Theresa entered her first pageant just nine months ago.
"I never thought about it until a mentor, in my unit, explained how the recognition could help with what I want to do as a role model," Theresa explained in a recent interview.
As a child she was teased and bullied, and was shy and insecure as a result. But she overcame obstacles, relied on her religious faith, and worked very hard to become the leader she is today.
Theresa is a young woman who excels. Now 22, she's a Kansas State University senior with a double major in Chemistry and Chinese (with a 3.8 GPA in Chinese) - the first because she wants to be a dentist and the second because it's a challenge. Theresa loves a challenge. Tell her she can't do something and then stand back and watch her go.
She's an expert marksman on the M 16. She's an expert bow hunter. She skydives. She boxes. She's working on a private pilot license.
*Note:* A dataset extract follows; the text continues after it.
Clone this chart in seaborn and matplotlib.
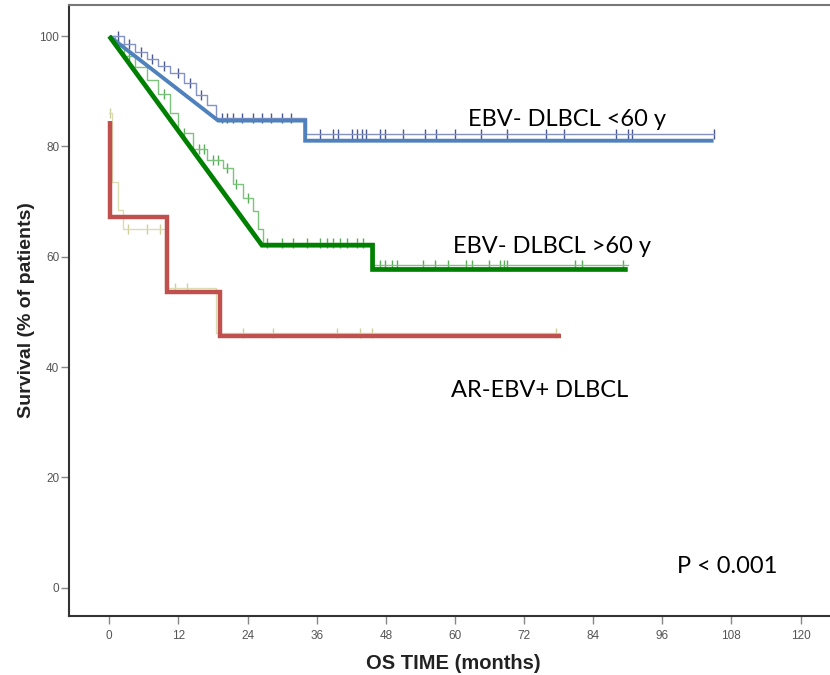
import numpy as np
import pandas as pd
import matplotlib
matplotlib.use("Agg")
import matplotlib.pyplot as plt
import seaborn as sns

# ---------------- data ----------------
# thick summary lines (vertices)
blue_t = [0.0, 18.9, 34.0, 34.0, 104.9]
blue_s = [100.0, 84.7, 84.7, 81.05, 81.05]
green_t = [0.0, 26.5, 45.7, 45.7, 90.0]
green_s = [100.0, 62.1, 62.1, 57.7, 57.7]
red_t = [0.1, 0.1, 10.1, 10.1, 19.3, 19.3, 78.4]
red_s = [84.7, 67.3, 67.3, 53.7, 53.7, 45.6, 45.6]

# thin Kaplan-Meier step curves (event times / survival after event)
km_blue_t = [0, 2.5, 4.5, 6.5, 8.5, 10.5, 13, 15, 17, 18.5, 34.2, 105]
km_blue_s = [100, 98.6, 97.2, 95.8, 94.6, 93.4, 91.5, 89.3, 87.5, 85.2, 82.2, 82.2]
km_green_t = [0, 1.0, 2.5, 4.5, 6.5, 8.5, 10.5, 12, 14.5, 17, 19.8, 21.5, 23.2,
              25, 25.8, 26.7, 45.7, 90]
km_green_s = [100, 98.5, 96.5, 94.5, 92, 89.5, 86, 82.5, 79.5, 77.5, 76.1, 73.2,
              70.6, 68.3, 65.0, 62.5, 58.5, 58.5]
km_tan_t = [0, 0.4, 1.5, 2.3, 9.6, 18.6, 78]
km_tan_s = [86, 73.5, 68.5, 65.0, 54.4, 46.2, 46.2]

# censored observations (months)
cens_blue = [1.5, 3.5, 5.5, 7.5, 9.5, 12, 14, 16, 19.5, 20.5, 21.5, 23, 25, 26.5,
             28, 30, 31.5, 36.6, 38.8, 39.7, 42.1, 43.0, 43.9, 44.5, 47.0, 47.8,
             51.0, 54.8, 56.8, 60.0, 64.6, 69.0, 75.9, 79.0, 88.0, 90.0, 90.8, 105.0]
cens_green = [1.5, 3.5, 9.5, 13, 15.5, 16.5, 18, 18.8, 20.5, 22, 24, 27.4, 30.0,
              31.9, 34.3, 36.6, 37.8, 38.8, 40.0, 41.2, 43.0, 44.0, 47.0, 47.8,
              49.0, 49.9, 54.4, 56.5, 58.8, 62.0, 62.9, 66.0, 67.8, 68.5, 69.0,
              80.8, 82.0, 89.1]
cens_tan = [0.2, 3.3, 6.6, 8.8, 11.4, 13.5, 23.2, 28.4, 39.5, 43.5, 45.6, 77.6]

group_labels = ["EBV- DLBCL <60 y", "EBV- DLBCL >60 y", "AR-EBV+ DLBCL"]
p_text = "P < 0.001"
x_ticks = [0, 12, 24, 36, 48, 60, 72, 84, 96, 108, 120]
y_ticks = [0, 20, 40, 60, 80, 100]


def surv_at(tt, times, surv):
    idx = np.searchsorted(np.asarray(times), tt, side="right") - 1
    return np.asarray(surv)[np.clip(idx, 0, len(surv) - 1)]


sns.set_theme(style="white")
plt.rcParams["font.family"] = ["Liberation Sans", "DejaVu Sans"]

fig = plt.figure(figsize=(8.30, 6.75), dpi=100)
ax = fig.add_axes([0.0831, 0.0879, 0.9265, 0.9047])

# thin KM curves
for t, s, c in [(km_tan_t, km_tan_s, "#dcdcb4"),
                (km_green_t, km_green_s, "#7cc47c"),
                (km_blue_t, km_blue_s, "#8493c4")]:
    df = pd.DataFrame({"t": t, "s": s})
    sns.lineplot(data=df, x="t", y="s", ax=ax, color=c, lw=1.0,
                 drawstyle="steps-post", estimator=None, sort=False)

# censor marks
for cens, t, s, c in [(cens_tan, km_tan_t, km_tan_s, "#cfcf9c"),
                      (cens_green, km_green_t, km_green_s, "#5aab5a"),
                      (cens_blue, km_blue_t, km_blue_s, "#4a5892")]:
    df = pd.DataFrame({"t": cens, "s": surv_at(np.asarray(cens), t, s)})
    sns.scatterplot(data=df, x="t", y="s", ax=ax, marker="|", s=55,
                    color=c, linewidth=1.0)

# thick overlay lines
for t, s, c, w in [(blue_t, blue_s, "#4f81bd", 2.8),
                   (green_t, green_s, "#008000", 3.4),
                   (red_t, red_s, "#c0504d", 3.2)]:
    df = pd.DataFrame({"t": t, "s": s})
    sns.lineplot(data=df, x="t", y="s", ax=ax, color=c, lw=w,
                 estimator=None, sort=False,
                 solid_joinstyle="miter", solid_capstyle="butt")

ax.set_xlim(-7.0, 126.5)
ax.set_ylim(-5.08, 105.66)
ax.set_xticks(x_ticks)
ax.set_yticks(y_ticks)
ax.set_xticklabels([str(v) for v in x_ticks])
ax.set_yticklabels([str(v) for v in y_ticks])

for sp in ["top", "left", "bottom"]:
    ax.spines[sp].set_visible(True)
    ax.spines[sp].set_color("#333333")
    ax.spines[sp].set_linewidth(1.5)
ax.spines["right"].set_visible(False)
ax.spines["top"].set_color("#777777")

ax.tick_params(axis="both", which="major", direction="out", length=6,
               width=1.0, color="#888888", labelcolor="#555555",
               labelsize=8.5, bottom=True, left=True)
ax.tick_params(axis="y", pad=1)
ax.tick_params(axis="x", pad=4)

ax.set_xlabel("OS TIME (months)", fontsize=14.5, fontweight="bold",
              color="#222222", labelpad=9)
ax.set_ylabel("Survival (% of patients)", fontsize=14, fontweight="bold",
              color="#222222", labelpad=3)

txt_font = ["Lato", "DejaVu Sans"]
ax.text(62.3, 83.7, group_labels[0], fontsize=17, family=txt_font,
        ha="left", va="baseline", color="black")
ax.text(59.6, 60.6, group_labels[1], fontsize=17, family=txt_font,
        ha="left", va="baseline", color="black")
ax.text(59.4, 34.5, group_labels[2], fontsize=17, family=txt_font,
        ha="left", va="baseline", color="black")
ax.text(98.5, 2.65, p_text, fontsize=17, family=txt_font,
        ha="left", va="baseline", color="black")

fig.savefig("out.png", dpi=100)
She started motorcycle racing but stopped after a crash in which she broke all the fingers her right hand (hard to be a good dentist without flexible fingers.)
With pageant festivities back this year in Atlantic City (where Miss America began in 1921), the "Show Us Your Shoes Parade" will return to the famed boardwalk. The September 14th parade will be televised live for the first time ever (and will be lead-in to the pageant itself on the 15th). This is where contestants flash extravagantly decorated, often state-themed, girly-girly high heels to laughing crowds yelling "Show us your shoes."
Only Theresa will be in uniform, wearing combat boots instead of four-inch heels.
When it comes to the bathing suit competition, Theresa will be breaking another barrier: she'll be the first contestant ever with visible tattoos. No itty-bitty rose hidden under a bikini top for this girl. She has the insignia for the U.S. Army Dental Corps on her left shoulder. The Serenity Prayer ("God, grant me the Serenity to accept the things I cannot change, Courage to change the things I can, and Wisdom to know the difference") flows down her right side.
"It's my personal mission statement," Theresa said.
Of course, Theresa is also - if one can use this description for someone trained to shoot to kill - drop-dead gorgeous.
When asked about what she is most proud of, she grinned.
"I just got promoted. I made sergeant," she said. "And I re-enlisted for six years."
So, if things get wild in Atlantic City in a few weeks, this would be another Miss America first: Here she comes, Miss America ... Miss Kansas... Sgt. Theresa Marie Vail.